OBESITY and related conditions, such as diabetes, can be treated by converting white fat into brown fat, according to results of a study led by researchers from the Karolinska Institutet, Solna, Sweden. During experiments on mice, the team were able to identify a mechanism for the conversion, which led to a reduction in obesity and improved sensitivity to insulin.
White to Brown Fat Conversion
Brown adipose tissue generates heat by consuming energy, as opposed to white adipose tissue, which stores surplus energy and makes up most of the fat stores in humans; therefore, stimulating the conversion of white fat into brown has been viewed as a potential way of tackling obesity. In the study, the researchers blocked the receptor molecule for the VEGFR1 growth factor, which stimulated the formation of blood vessels in white adipose tissue, subsequently increasing the conversion rate of white fat to brown. Additionally, reduced obesity and improved sensitivity to insulin were observed. Blocking of the VEGFR1 receptor molecule was achieved via a drug in one group of mice, and by genetic modification in another.
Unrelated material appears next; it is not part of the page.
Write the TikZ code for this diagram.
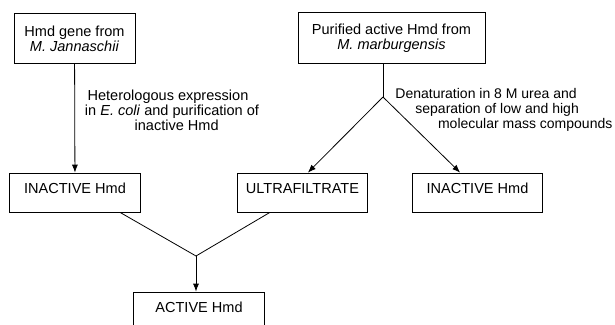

It is believed that converting white fat to brown could now become a target for drug development. Prof Yihai Cao, Karolinska Institutet, commented: “Our discoveries can hopefully help us to develop new drugs for the treatment of obesity and diabetes.”
Obesity, which increases the risk of many serious diseases like cardiovascular disease and Type 2 diabetes, is a major global health issue and burden on healthcare services. With a lack of effective drugs currently available for treating the condition, the findings of this study could provide a vital step in reducing the number of people with obesity and related metabolic diseases.